In the adjusted model, those reporting Moderate and Large leakage on the HCST diagram had significantly heavier pads on the 24-h pad test. The two tools therefore shared a good level of agreement. The pad weights increased further for those with moderate to severe urgency (see Appendices B5 and B6). This relationship was further examined by studying the association between moderate to severe urgency perception and a positive HCST (see Appendix B7). The HCST has a heighted sensitivity among those experiencing moderate and severe urgency. It is well documented that women with severe urgency report worse impact on their QoL [27].

A 'Small improvement' (≤ 1 group) on the HCST was not associated with reports of 'Much better/Very much better' symptoms on the PGI-I (successful outcome). This is in keeping with how ‘A little better’ on the PGI-I scale was not considered as a successful outcome post-surgery. However, a 'Big improvement' (≥ 2 groups) was significantly associated with a successful outcome on PGI-I. The HCST has therefore been able to detect the participants’ reported success on PGI-I.

Strengths and weaknesses

In addition to the HCST’s diagnostic power, many of the personal and financial issues faced by the existing measurements are addressed. HCST provides the convenience of both a pad-free test and being performed at home. The HCST therefore avoids hospital visits, the use of extra healthcare resources, and eliminates healthcare professional bias in reporting the outcome of interventions. These strengths could potentially translate to improved recruitment and retention in SUI trials. Despite most COVID restrictions being lifted, reduced footfall in hospitals is still a valued attribute seen with the HCST [28].

The method of standardisation, ‘comfortably full bladder’, for the HCST in the SIMS RCT [20] has been documented as the method of standardisation for the CST that has the highest specificity [7]. Nevertheless, the lack of objective standardisation of the bladder volume at the start of the test can be a potential limitation.

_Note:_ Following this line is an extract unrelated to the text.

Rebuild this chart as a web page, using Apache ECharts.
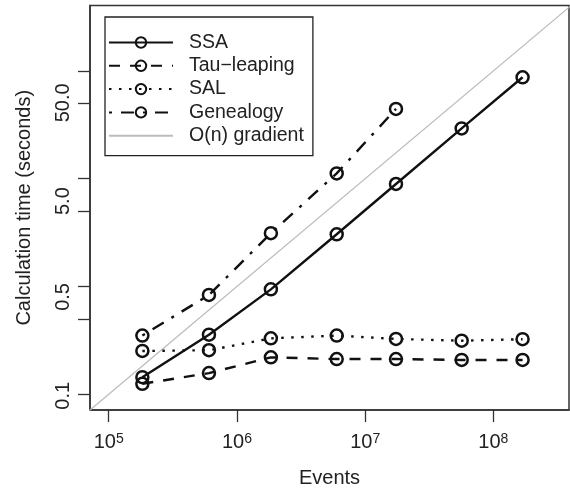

Conventionally, a new assessment tool being introduced has its diagnostic accuracy compared to the ‘standard’, or the most reliable available method. It could be argued this would be urodynamic testing in this scenario. A key limitation of the HCST in this evaluation was the low PPV, the reasons of which have been discussed earlier.

Current context

The HCST is a novel assessment tool, however in some respects it can be perceived as the ‘self-reported version’ of the CST. In other domains of gynaecology and wider medicine, there has been a noticeable shift to self-testing alternatives with the example of self-collected cervical smear samples [29]. If the same efforts are made to ensure trial follow-up measurements are more convenient for participants, then trials are equally expected to see improved retention. Patient self-assessment studies have produced reliable measurement in other fields of medicine despite initial hesitation and concern [30, 31].

Implications

Further evaluation of the HCST is required in clinical practice, i.e. in the population presenting to the incontinence clinics. Prediction models combining HCST results and responses to symptom severity questionnaires is an area of further research. Qualitative research to determine whether participants favour the HCST to the other alternative assessment tools would also be of value.

Conclusion

The HCST is a valid and reliable patient-reported objective assessment tool of SUI in surgical clinical trials with good specificity, sensitivity, and consistency that eliminates the need for hospital visits and assessor’s bias. HCST can replace the 24-h pad tests in future trials. Further research is required to see if it translates to better retention in clinical trials and before it can be used in standard clinical practice.